Trump Escalates Global Tariffs to 15% After Supreme Court Setback, Triggering Fresh Trade Uncertainty
In a dramatic escalation of trade tensions, U.S. President Donald Trump has increased the global tariff rate from 10% to 15%, intensifying volatility in international markets. The decision follows a 6–3 ruling by the Supreme Court of the United States that rejected his previous approach to imposing broad-based tariffs.
Taking to his social media platform, Truth Social, Trump defended the move, stating that the new tariff level falls within the maximum limit permitted under Section 122 of the Trade Act. This provision allows the president to temporarily impose duties—up to 15% for 150 days—to address serious balance-of-payments deficits.
Court Clash and Political Fallout
The Supreme Court’s majority opinion invalidated the earlier tariff framework, prompting sharp criticism from Trump, who described the ruling as flawed and damaging to national interests. He asserted that the revised tariff rate was introduced after a comprehensive review of the Court’s judgment and emphasized that the administration would soon unveil additional trade measures aligned with its broader economic agenda.
However, the move has rattled global markets. Analysts warn that sudden shifts in tariff policy make it difficult for exporters and multinational corporations to plan production, pricing, and supply chains. Economists also point out that the United States does not run uniform trade deficits with all countries, which could complicate the legal foundation of a blanket tariff increase.
Brazil and the Politics of Tariffs
One of the most controversial examples involves Brazil. Despite the U.S. maintaining a $14 billion trade surplus with Brazil, Washington imposed a steep 50% tariff on Brazilian goods. Observers interpret the move as politically charged, particularly amid tensions surrounding Brazil’s domestic leadership under President Luiz Inácio Lula da Silva and his political rivalry with former President Jair Bolsonaro, who has enjoyed Trump’s support.
Critics argue that such measures blur the line between trade policy and geopolitical strategy, raising concerns about consistency and fairness in U.S. economic diplomacy.
What Comes After 150 Days?
Section 122 authorizes tariffs for a limited 150-day period. Trump has indicated that these temporary levies may later transition into longer-term measures under Section 301 of the Trade Act. Section 301 allows the U.S. government to impose more permanent duties if foreign trade practices are deemed unfair or discriminatory—but it requires detailed investigations, product-level analysis, and formal notification procedures by the Office of the U.S. Trade Representative.
The United States previously invoked Section 301 against India in 2020 over its Digital Services Tax (DST). Washington argued that India’s 2% levy disproportionately targeted American technology companies such as Google, Amazon, and Meta Platforms. Earlier this month, under an interim framework agreement, India agreed to phase out the tax to avoid the reimposition of retaliatory tariffs.

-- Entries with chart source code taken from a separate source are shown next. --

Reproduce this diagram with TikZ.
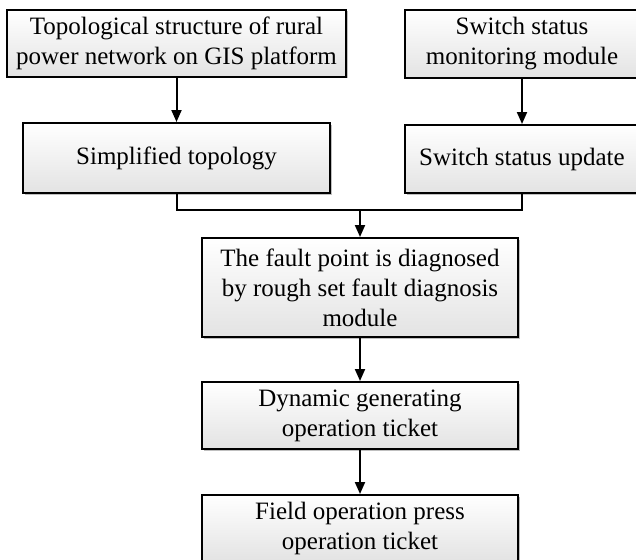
\documentclass[tikz,border=0pt]{standalone}
\usepackage{fontspec}
\setmainfont{Liberation Serif}
\usetikzlibrary{arrows.meta,shadows}
\begin{document}
\begin{tikzpicture}[x=1pt,y=-1pt,
  box/.style={draw=black, line width=2pt, top color=white, bottom color=black!11,
    drop shadow={shadow xshift=1.5pt, shadow yshift=-1.5pt, fill=black, opacity=0.25},
    inner sep=0pt, align=center, font=\fontsize{25}{30}\selectfont},
  conn/.style={draw=black, line width=2pt},
  arr/.style={conn, -{Triangle[length=12pt,width=10pt]}}]
\useasboundingbox (0,0) rectangle (636,559);
\clip (0,0) rectangle (636,559);
\node[box, minimum width=339pt, minimum height=67pt] (b1) at (176.5,43.5) {Topological structure of rural\\power network on GIS platform};
\node[box, minimum width=307pt, minimum height=70pt] (b2) at (176.5,158) {Simplified topology};
\node[box, minimum width=234pt, minimum height=68pt] (b3) at (522,44) {Switch status\\monitoring module};
\node[box, minimum width=234pt, minimum height=68pt] (b4) at (522,159) {Switch status update};
\node[box, minimum width=316pt, minimum height=99pt] (b5) at (360,287.5) {The fault point is diagnosed\\by rough set fault diagnosis\\module};
\node[box, minimum width=316pt, minimum height=67pt] (b6) at (360,415.5) {Dynamic generating\\operation ticket};
\node[box, minimum width=316pt, minimum height=67pt] (b7) at (360,528.5) {Field operation press\\operation ticket};
\coordinate (j) at (360,210);
\draw[arr] (b1.south) -- (b2.north);
\draw[arr] (b3.south) -- (b4.north);
\draw[conn] (b2.south) |- (j) -| (b4.south);
\draw[arr] (j) -- (b5.north);
\draw[arr] (b5.south) -- (b6.north);
\draw[arr] (b6.south) -- (b7.north);
\end{tikzpicture}
\end{document}
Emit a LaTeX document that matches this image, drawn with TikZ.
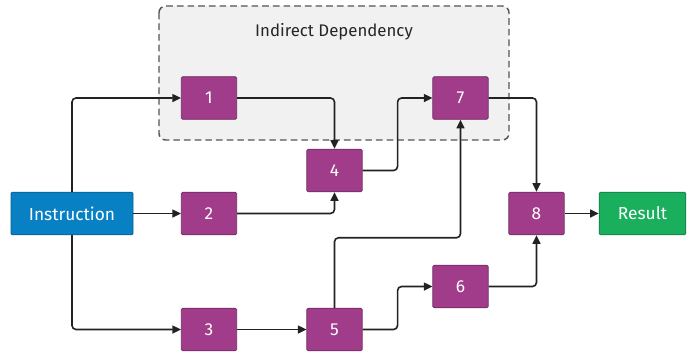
\documentclass[tikz,border=0pt]{standalone}
\usepackage{fontspec}
\setmainfont{Fira Sans}
\usetikzlibrary{arrows.meta}
\definecolor{purp}{HTML}{A13C8B}
\definecolor{purpd}{HTML}{6E2A60}
\definecolor{bluef}{HTML}{0881C4}
\definecolor{blued}{HTML}{0B5E8E}
\definecolor{greenf}{HTML}{1AAF5D}
\definecolor{greend}{HTML}{12784A}
\definecolor{linec}{HTML}{222222}
\definecolor{grpf}{HTML}{F1F1F1}
\definecolor{grpd}{HTML}{555555}
\begin{document}
\begin{tikzpicture}[x=0.75pt,y=-0.75pt,
  box/.style={draw=purpd,fill=purp,text=white,minimum width=41.5pt,minimum height=32pt,inner sep=0pt,rounded corners=1pt,font=\fontsize{13}{15}\selectfont,line width=0.6pt},
  conn/.style={draw=linec,line width=1.2pt,rounded corners=3pt,-{Triangle[length=6.5pt,width=6pt]}}]
\useasboundingbox (0,0) rectangle (687,351);
\draw[grpd,fill=grpf,dashed,dash pattern=on 5pt off 3pt,line width=1.1pt,rounded corners=5pt] (159,6) rectangle (509,140);
\node[font=\fontsize{12.6}{14}\selectfont,text=black!85] (title) at (334,32) {Indirect Dependency};
\node[box] (n1) at (209,98) {1};
\node[box] (n7) at (460.5,98) {7};
\node[box] (n4) at (334.5,170.5) {4};
\node[box] (n2) at (209,213.5) {2};
\node[box,draw=blued,fill=bluef,minimum width=91.5pt] (ins) at (72,213.5) {Instruction};
\node[box] (n8) at (536.5,213.5) {8};
\node[box,draw=greend,fill=greenf,minimum width=65pt] (res) at (642.5,213.5) {Result};
\node[box] (n6) at (460.5,286.5) {6};
\node[box] (n3) at (209,329.5) {3};
\node[box] (n5) at (334.5,329.5) {5};
\draw[conn] (ins.north) |- (n1.west);
\draw[conn] (ins.south) |- (n3.west);
\draw[conn] (ins.east) -- (n2.west);
\draw[conn] (n1.east) -| (n4.north);
\draw[conn] (n2.east) -| (n4.south);
\draw[conn] (n4.east) -- ++(35,0) |- (n7.west);
\draw[conn] (n5.north) -- ++(0,-70) -| (n7.south);
\draw[conn] (n5.east) -- ++(35,0) |- (n6.west);
\draw[conn] (n3.east) -- (n5.west);
\draw[conn] (n7.east) -| (n8.north);
\draw[conn] (n6.east) -| (n8.south);
\draw[conn] (n8.east) -- (res.west);
\end{tikzpicture}
\end{document}
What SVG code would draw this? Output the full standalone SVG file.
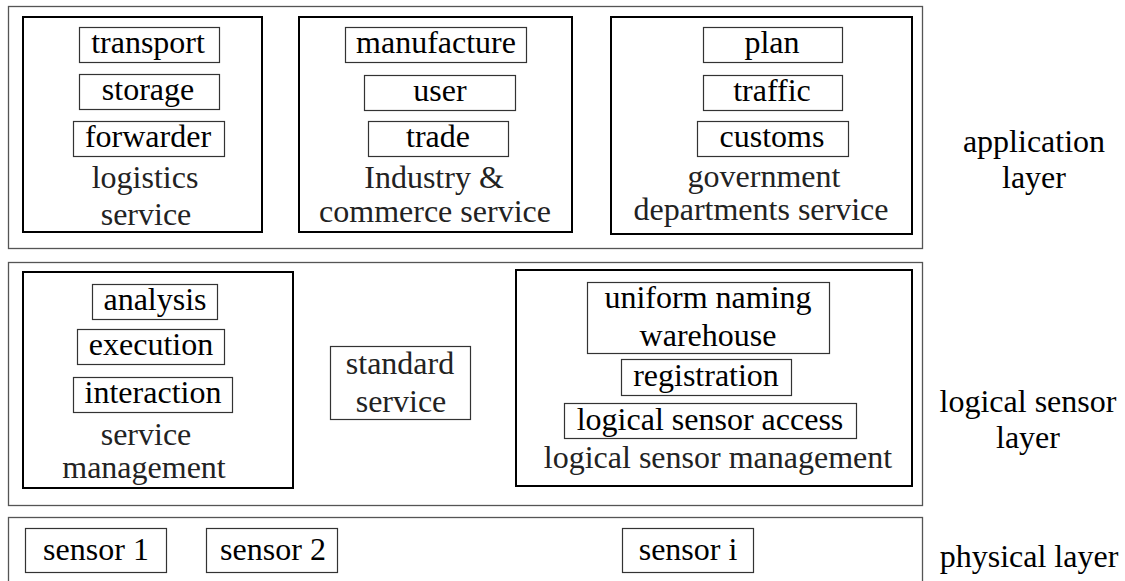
<svg xmlns="http://www.w3.org/2000/svg" width="1125" height="581" viewBox="0 0 1125 581">
<style>
.layer{fill:none;stroke:#555;stroke-width:1.3}
.group{fill:none;stroke:#000;stroke-width:2}
.item{fill:#fff;stroke:#333;stroke-width:1.2}
text{font-family:'Liberation Serif','Times New Roman',Times,Tinos,'Noto Serif','Nimbus Roman','Nimbus Roman No9 L','FreeSerif','DejaVu Serif',Georgia,serif;font-size:32px;text-anchor:middle;fill:#000}
.cap{fill:#222}
</style>
<rect width="1125" height="581" fill="#fff"/>
<g id="application-layer">
<rect class="layer" x="8.5" y="6.5" width="914" height="242"/>
<text x="1034" y="152">application</text>
<text x="1034" y="188">layer</text>
</g>
<g id="logistics-service">
<rect class="group" x="23" y="17" width="239" height="215"/>
<rect class="item" x="79.5" y="27.5" width="140" height="35"/>
<text x="148" y="53">transport</text>
<rect class="item" x="79.5" y="74.5" width="140" height="35"/>
<text x="148" y="100">storage</text>
<rect class="item" x="73.5" y="121.5" width="151" height="35"/>
<text x="148" y="147">forwarder</text>
<text class="cap" x="145" y="188">logistics</text>
<text class="cap" x="146" y="225">service</text>
</g>
<g id="industry-commerce-service">
<rect class="group" x="299" y="17" width="273" height="215"/>
<rect class="item" x="345.5" y="27.5" width="181" height="35"/>
<text x="436" y="53">manufacture</text>
<rect class="item" x="364.5" y="75.5" width="151" height="35"/>
<text x="440" y="101">user</text>
<rect class="item" x="368.5" y="121.5" width="140" height="35"/>
<text x="438" y="147">trade</text>
<text class="cap" x="434" y="188">Industry &amp;</text>
<text class="cap" x="435" y="222">commerce service</text>
</g>
<g id="government-departments-service">
<rect class="group" x="611" y="17" width="301" height="217"/>
<rect class="item" x="703.5" y="27.5" width="139" height="35"/>
<text x="772" y="53">plan</text>
<rect class="item" x="703.5" y="75.5" width="139" height="35"/>
<text x="772" y="101">traffic</text>
<rect class="item" x="697.5" y="121.5" width="151" height="35"/>
<text x="772" y="147">customs</text>
<text class="cap" x="764" y="187">government</text>
<text class="cap" x="761" y="220">departments service</text>
</g>
<g id="logical-sensor-layer">
<rect class="layer" x="8.5" y="262.5" width="914" height="243"/>
<text x="1028" y="412">logical sensor</text>
<text x="1028" y="448">layer</text>
</g>
<g id="service-management">
<rect class="group" x="23" y="272" width="270" height="216"/>
<rect class="item" x="92.5" y="284.5" width="125" height="35"/>
<text x="155" y="310">analysis</text>
<rect class="item" x="77.5" y="329.5" width="147" height="35"/>
<text x="151" y="355">execution</text>
<rect class="item" x="73.5" y="377.5" width="159" height="35"/>
<text x="153" y="403">interaction</text>
<text class="cap" x="146" y="445">service</text>
<text class="cap" x="144" y="478">management</text>
</g>
<g id="standard-service">
<rect class="item" x="330.5" y="346.5" width="140" height="73"/>
<text class="cap" x="400" y="374">standard</text>
<text class="cap" x="401" y="412">service</text>
</g>
<g id="logical-sensor-management">
<rect class="group" x="516" y="270" width="396" height="216"/>
<rect class="item" x="587.5" y="282.5" width="242" height="71"/>
<text x="708" y="308">uniform naming</text>
<text x="708" y="346">warehouse</text>
<rect class="item" x="621.5" y="359.5" width="170" height="36"/>
<text x="706" y="386">registration</text>
<rect class="item" x="564.5" y="403.5" width="292" height="35"/>
<text x="710" y="430">logical sensor access</text>
<text class="cap" x="718" y="468">logical sensor management</text>
</g>
<g id="physical-layer">
<rect class="layer" x="8.5" y="517.5" width="914" height="80"/>
<text x="1029" y="567">physical layer</text>
</g>
<g id="sensor-1">
<rect class="item" x="25.5" y="528.5" width="141" height="44"/>
<text x="96" y="560">sensor 1</text>
</g>
<g id="sensor-2">
<rect class="item" x="206.5" y="528.5" width="131" height="44"/>
<text x="273" y="560">sensor 2</text>
</g>
<g id="sensor-i">
<rect class="item" x="622.5" y="528.5" width="131" height="44"/>
<text x="688" y="560">sensor i</text>
</g>
<g id="connectors"></g>
</svg>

Growing Legal and Economic Questions
Trade experts caution that expanding tariff powers beyond traditional deficit concerns could invite further legal challenges. Since trade relationships differ significantly country by country, blanket measures may struggle to withstand judicial scrutiny.
For now, the global trading community faces renewed uncertainty. Businesses across continents must reassess supply chains, pricing strategies, and risk exposure as Washington signals a tougher, more unpredictable trade stance.
Summary
President Donald Trump has raised global tariffs from 10% to 15% under Section 122 of the Trade Act after the U.S. Supreme Court struck down his earlier tariff authority. The move is expected to heighten global trade instability and may face additional legal challenges. Trump has also indicated plans to transition to more permanent tariffs under Section 301, a measure previously used against India over its Digital Services Tax. The escalation has drawn criticism from economists and trade experts concerned about its economic and legal implications.